The issue was how to make minimum tillage work at a time before the agriculture industry was actually focusing on equipment and farm systems that were specific to minimum tillage.
Phillips said while they were on the cutting edge of converting, the edge can be a tough place as the industry of farming caught up to farmer needs. He said finding the right equipment in the early years was nearly impossible. He pointed to a Haybuster 1000 drill they used for seeding.
"It was the only true zero till machine that was available and that you could buy around here," he said.
Phillips said much of what is now "taken for granted" in terms of making zero till systems work today, was not yet developed. "It was really experimenting to see what worked."
It is actually amazing how quickly the agriculture industry made progress to meet the needs of farmers.

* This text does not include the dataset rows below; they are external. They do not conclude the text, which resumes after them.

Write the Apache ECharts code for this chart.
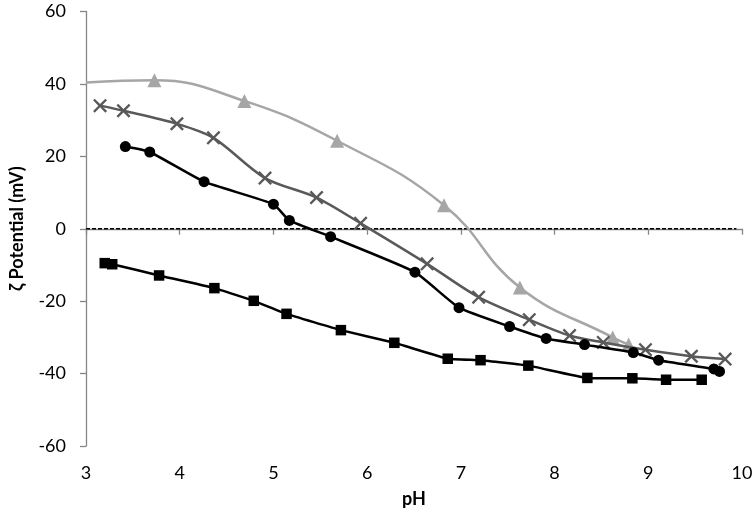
<!DOCTYPE html>
<html>
<head>
<meta charset="utf-8">
<script src="https://cdn.jsdelivr.net/npm/echarts@6/dist/echarts.min.js"></script>
<style>html,body{margin:0;padding:0;background:#fff;}#c{width:756px;height:513px;}</style>
</head>
<body>
<div id="c"></div>
<script>
// pH values and zeta potentials (mV)
var triX = [3.0, 3.73, 4.69, 5.68, 6.82, 7.63, 8.62, 8.79];
var triY = [40.4, 41.0, 35.3, 24.3, 6.5, -16.2, -30.0, -32.0];

var crossX = [3.15, 3.40, 3.97, 4.36, 4.91, 5.46, 5.93, 6.64, 7.19, 7.73, 8.16, 8.52, 8.97, 9.46, 9.82];
var crossY = [34.0, 32.6, 29.0, 25.1, 14.0, 8.6, 1.5, -9.7, -18.9, -25.1, -29.5, -31.4, -33.4, -35.2, -36.0];

var circX = [3.42, 3.68, 4.26, 5.00, 5.17, 5.61, 6.51, 6.98, 7.52, 7.91, 8.32, 8.84, 9.11, 9.70, 9.76];
var circY = [22.7, 21.2, 13.0, 6.8, 2.3, -2.2, -12.0, -21.8, -27.0, -30.3, -32.0, -34.2, -36.3, -38.7, -39.4];

var sqX = [3.20, 3.28, 3.78, 4.37, 4.79, 5.14, 5.72, 6.29, 6.86, 7.21, 7.72, 8.35, 8.83, 9.19, 9.57];
var sqY = [-9.5, -9.8, -12.9, -16.4, -19.9, -23.5, -28.0, -31.5, -35.9, -36.3, -37.8, -41.2, -41.3, -41.7, -41.7];

var zeroX = [3, 9.94];
var zeroY = [0, 0];

var xTicks = ['3','4','5','6','7','8','9','10'];
var yTicks = ['-60','-40','-20','0','20','40','60'];

function pairs(xs, ys) { return xs.map(function (x, i) { return [x, ys[i]]; }); }

var triData = pairs(triX, triY).map(function (p, i) {
  return i === 0 ? { value: p, symbol: 'none' } : p;
});

var crossPath = 'path://M0,1.2 L1.2,0 L5,3.8 L8.8,0 L10,1.2 L6.2,5 L10,8.8 L8.8,10 L5,6.2 L1.2,10 L0,8.8 L3.8,5 Z';
var FONT = 'Lato, "Open Sans", sans-serif';

var chart = echarts.init(document.getElementById('c'), null, { renderer: 'canvas' });
chart.setOption({
  animation: false,
  backgroundColor: '#ffffff',
  grid: { left: 79, right: 14, top: 11.5, bottom: 66.5, containLabel: false },
  xAxis: {
    type: 'value', min: 3, max: 10, interval: 1,
    name: 'pH', nameLocation: 'middle', nameGap: 44,
    nameTextStyle: { fontFamily: FONT, fontSize: 18, fontWeight: 'bold', color: '#000' },
    axisLine: { lineStyle: { color: '#868686', width: 1.3 } },
    axisTick: { show: true, inside: false, length: 6, lineStyle: { color: '#868686', width: 1.3 } },
    axisLabel: { fontFamily: FONT, fontSize: 18, color: '#000', margin: 18,
      formatter: function (v) { return xTicks[Math.round(v - 3)]; } },
    splitLine: { show: false }
  },
  yAxis: {
    type: 'value', min: -60, max: 60, interval: 20,
    name: 'ζ Potential (mV)', nameLocation: 'middle', nameGap: 60,
    nameTextStyle: { fontFamily: FONT, fontSize: 18, fontWeight: 'bold', color: '#000' },
    axisLine: { show: true, lineStyle: { color: '#868686', width: 1.3 } },
    axisTick: { show: true, inside: false, length: 6, lineStyle: { color: '#868686', width: 1.3 } },
    axisLabel: { fontFamily: FONT, fontSize: 18, color: '#000', margin: 20,
      formatter: function (v) { return yTicks[Math.round((v + 60) / 20)]; } },
    splitLine: { show: false }
  },
  series: [
    {
      name: 'zero', type: 'line', data: pairs(zeroX, zeroY), symbol: 'none',
      lineStyle: { color: '#000', width: 1.4, type: [4, 2] }, z: 1, silent: true
    },
    {
      name: 'tri', type: 'line', data: triData, smooth: 0.45,
      symbol: 'triangle', symbolSize: 14,
      itemStyle: { color: '#a6a6a6' },
      lineStyle: { color: '#a6a6a6', width: 2.5 }, z: 2
    },
    {
      name: 'cross', type: 'line', data: pairs(crossX, crossY), smooth: 0.3,
      symbol: crossPath, symbolSize: 14, symbolKeepAspect: true,
      itemStyle: { color: '#595959' },
      lineStyle: { color: '#595959', width: 2.5 }, z: 3
    },
    {
      name: 'circ', type: 'line', data: pairs(circX, circY), smooth: 0.15,
      symbol: 'circle', symbolSize: 11,
      itemStyle: { color: '#000' },
      lineStyle: { color: '#000', width: 2.5 }, z: 4
    },
    {
      name: 'sq', type: 'line', data: pairs(sqX, sqY), smooth: 0.1,
      symbol: 'rect', symbolSize: 10.5,
      itemStyle: { color: '#000' },
      lineStyle: { color: '#000', width: 2.5 }, z: 5
    }
  ]
});
</script>
</body>
</html>
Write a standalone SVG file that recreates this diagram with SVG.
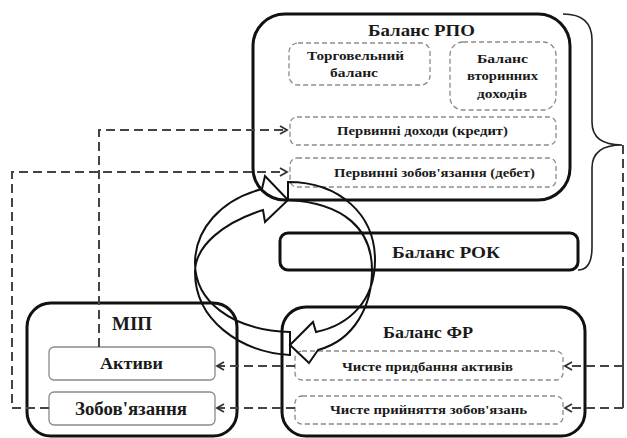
<svg xmlns="http://www.w3.org/2000/svg" width="627" height="438" viewBox="0 0 627 438">
<style>
.t{font-family:"Liberation Serif","Times New Roman",serif;font-weight:bold;fill:#1a1a1a;text-anchor:middle}
.big{stroke:#111;stroke-width:3;fill:none}
.dbox{stroke:#8a8a8a;stroke-width:1.3;stroke-dasharray:5 3;fill:none}
.sbox{stroke:#8a8a8a;stroke-width:1.3;fill:#fff}
.con{stroke:#444;stroke-width:2;stroke-dasharray:9 5;fill:none}
.arr{stroke:#111;stroke-width:2;fill:none;stroke-linejoin:miter}
.brace{stroke:#222;stroke-width:1.6;fill:none}
</style>
<defs>
<marker id="ah" markerUnits="userSpaceOnUse" markerWidth="12" markerHeight="12" refX="8" refY="5" orient="auto">
<path d="M1,1 L8,5 L1,9" fill="none" stroke="#333" stroke-width="1.8"/>
</marker>
</defs>

<g id="rpo">
<rect class="big" x="253" y="14" width="317" height="186" rx="32"/>
<text class="t" x="421.5" y="36" font-size="17" textLength="107" lengthAdjust="spacingAndGlyphs">Баланс РПО</text>
</g>
<g id="trade">
<rect class="dbox" x="289" y="43" width="141" height="42" rx="9"/>
<text class="t" x="355.5" y="60" font-size="12.5" textLength="97" lengthAdjust="spacingAndGlyphs">Торговельний</text>
<text class="t" x="354" y="77" font-size="12.5" textLength="48" lengthAdjust="spacingAndGlyphs">баланс</text>
</g>
<g id="secondary">
<rect class="dbox" x="450" y="42" width="106" height="68" rx="13"/>
<text class="t" x="502.5" y="63" font-size="12.5" textLength="51" lengthAdjust="spacingAndGlyphs">Баланс</text>
<text class="t" x="502.5" y="80" font-size="12.5" textLength="71" lengthAdjust="spacingAndGlyphs">вторинних</text>
<text class="t" x="502" y="98" font-size="12.5" textLength="50" lengthAdjust="spacingAndGlyphs">доходів</text>
</g>
<g id="primary-income">
<rect class="dbox" x="290" y="117" width="266" height="28" rx="7"/>
<text class="t" x="422.5" y="135" font-size="12.5" textLength="171" lengthAdjust="spacingAndGlyphs">Первинні доходи (кредит)</text>
</g>
<g id="primary-liab">
<rect class="dbox" x="290" y="158" width="266" height="29" rx="7"/>
<text class="t" x="434.5" y="177" font-size="12.5" textLength="201" lengthAdjust="spacingAndGlyphs">Первинні зобов'язання (дебет)</text>
</g>

<g id="rok">
<rect class="big" x="280" y="233" width="298" height="37" rx="8"/>
<text class="t" x="446" y="257.5" font-size="17" textLength="108" lengthAdjust="spacingAndGlyphs">Баланс РОК</text>
</g>

<g id="mip">
<rect class="big" x="27" y="303" width="210" height="133" rx="24"/>
<text class="t" x="132" y="330" font-size="18" textLength="40" lengthAdjust="spacingAndGlyphs">МІП</text>
</g>
<g id="assets">
<rect class="sbox" x="49" y="347" width="166" height="33" rx="5"/>
<text class="t" x="131.5" y="369" font-size="16.5" textLength="63" lengthAdjust="spacingAndGlyphs">Активи</text>
</g>
<g id="liabilities">
<rect class="sbox" x="49" y="392" width="166" height="33" rx="5"/>
<text class="t" x="131" y="415" font-size="18.5" textLength="112" lengthAdjust="spacingAndGlyphs">Зобов'язання</text>
</g>

<g id="fr">
<rect class="big" x="282" y="307" width="303" height="129" rx="24"/>
<text class="t" x="428" y="338" font-size="17" textLength="90" lengthAdjust="spacingAndGlyphs">Баланс ФР</text>
</g>
<g id="net-assets">
<rect class="dbox" x="295" y="351" width="268" height="29" rx="7"/>
<text class="t" x="427.5" y="371" font-size="12.5" textLength="171" lengthAdjust="spacingAndGlyphs">Чисте придбання активів</text>
</g>
<g id="net-liab">
<rect class="dbox" x="295" y="396" width="268" height="28" rx="7"/>
<text class="t" x="428.5" y="414" font-size="12.5" textLength="197" lengthAdjust="spacingAndGlyphs">Чисте прийняття зобов'язань</text>
</g>

<g id="brace">
<path class="brace" d="M563,14 Q592,14 592,40 L592,122 Q592,145 622,145 Q592,145 592,168 L592,247 Q592,270 578,270"/>
</g>

<g id="cycle">
<path class="arr" d="M290,332 C230,330 195,300 195,263 C195,230 220,200 262,189 L265,176 L288,200 L265,222 L263,210 C225,222 195,245 195,272 C195,320 240,352 290,355 Z"/>
<path class="arr" d="M288,182 C340,182 375,215 375,260 C375,300 350,325 316,332 L313,322 L290,345 L309,363 L318,350 C355,340 372,305 372,270 C372,230 345,203 288,200 Z"/>
</g>

<g id="connectors">
<path class="con" d="M99,347 L99,130 L287,130" marker-end="url(#ah)"/>
<path class="con" d="M49,408 L12,408 L12,172 L287,172" marker-end="url(#ah)"/>
<path class="con" d="M295,366 L217,366" marker-end="url(#ah)"/>
<path class="con" d="M295,408 L217,408" marker-end="url(#ah)"/>
<path class="con" d="M623,145 L623,408"/>
<path class="con" d="M623,268 L623,408" stroke-dashoffset="6"/>
<path class="con" d="M623,366 L565,366" marker-end="url(#ah)"/>
<path class="con" d="M623,408 L565,408" marker-end="url(#ah)"/>
</g>
</svg>
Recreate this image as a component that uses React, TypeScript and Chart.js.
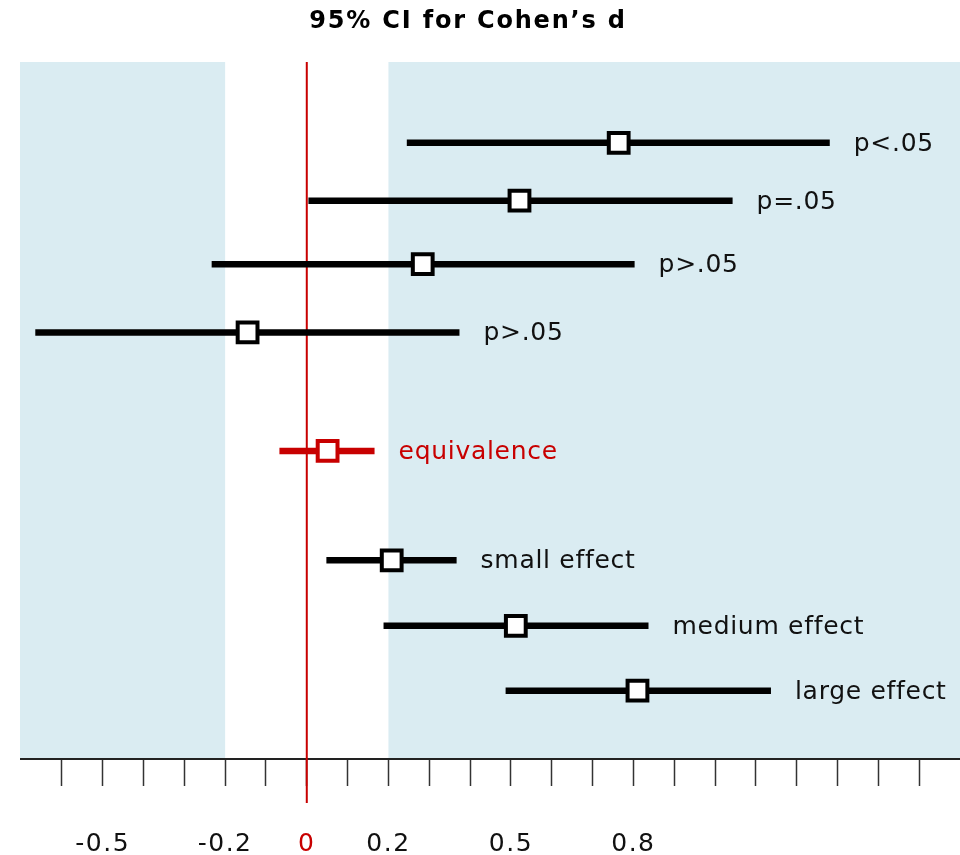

The Haybuster might have been Phillips only option in the 1980s, but quickly companies, predominantly on the Canadian Prairies moved to fill the need. The ingenuity of designers at companies such as Bourgault, Flexi-Coil, and Morris filled the need for direct seeding equipment, and minimum till moved quickly to zero till.
Zero till has added thousands of acres to annual production and that is critical to feed a growing world population.
And, the systems have accomplished the primary hope for the system, which was the near elimination of erosion from wind.
It was the foresight of farmers like Phillips that helped speed the process, and what they heralded is perhaps the greatest advancement in farming techniques since the plow.